Fiódor M. Dostoievski: Crimen y castigo

Es esta una de las novelas más necesarias que ha dado la literatura mundial. Volver a leerla a principios del siglo XXI resulta una experiencia esencial, porque después de tantos años de su publicación no cabe duda de que sigue siendo un libro vivo, con personajes vivos, con importancia viva para el hombre de hoy. El dilema de Raskólnikov, empezar matando para hacer luego el bien, no ha pasado de moda y es un espejo en el que podemos mirarnos los occidentales actuales, embebidos en compras y en deseos cada vez más artificiales y dirigidos a distancia. Porque el bien no desaparece, como no desaparece el mal, y aunque el mal cada vez es más visible y convoca a más espectadores, enfrentarlos no es una tarea fácil y en las manos de un escritor tan poderoso como Dostoievski sí pueden hallarse los términos justos para el diálogo entre contrarios, entre el blanco y el negro, entre el deseo y la desidia, el amor y el desamor. En nuestro siglo, con un sistema que penaliza la lentitud y la degustación larga y sostenida de las cosas, afrontar la lectura de un libro como este, sin prisas y con el afán de comprender cabalmente cuanto se nos narra, es todo un desafío, una contestación. La muerte en defensa del está en todas nuestras pantallas, ya sean de televisión o de ordenador, y los ejecutores y los cerebros fríos de las guerras y las guerrillas son parientes cercanos del peor Raskólnikov, del primer Raskólnikov, el que idolatra a Napoleón.

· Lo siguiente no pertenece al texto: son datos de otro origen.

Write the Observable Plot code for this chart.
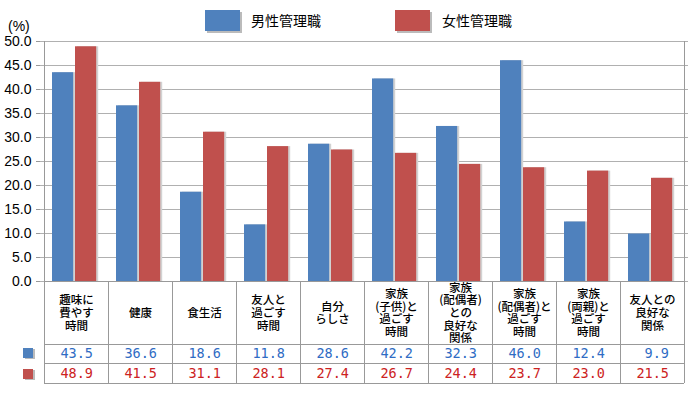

El hombre vive con las decisiones morales a la puerta de su casa. Ha de tomarlas, quiera o no quiera, con solo poner un pie en la calle. Dostoievski, en "Crimen y castigo", muestra esto con maestría inigualada y con un vigor que nunca decae. La religión, la redención, el castigo y el perdón, el sufrimiento por la propia vida, el desinterés por el vecino que padece, el amor filial, el amor materno son temas que aparecen en el libro y que nos invitan a tomar partido y no permanecer en la silla y a distancia . Por supuesto, Raskólnikov es un personaje inmortal, pero a su lado están otros que no desmerecen y lo acompañan resuelta y concienzudamente. Son personajes que parten de ideas -algo clarísimo en la narrativa del maestro ruso -y que toman cuerpo mediante largos parlamentos y diálogos en que se muestran por completo, de los pies a la cabeza, de la piel a las llagas más profundas del alma, y resultan creíbles como pocos, reales como pocos: cuando pasas días con la lectura de la novela, con el ejemplar en la mesa, tienes la sensación a ratos de que entras en la lectura no de una ficción, sino de un diario, de hechos históricos. Qué gran fuerza de convicción despliegan las palabras elegidas por el gran escritor en este libro. Me hacen pensar que la literatura nunca morirá, que hay que volver la vista hacia el lado de los autores que vuelcan en ella sus más hondas verdades, que se interrogan y no pontifican, que escriben como respiran y respiran porque escriben. Qué necesaria es para un practicante de la novela negra esta (re)lectura, cuánto queda por aprender y por desechar después de volver a encontrarse con Raskólnikov y sus dudas, con capítulos como el del suicidio con arma de fuego de un personaje de importancia capital en la trama o el del asesinato de la usurera. Dicen que, después de Cervantes y de Shakespeare, Dostoievski es el más grande. Aquí tenéis una buena prueba. Que os hará pensar incluso que no es el tercero de esa corta lista.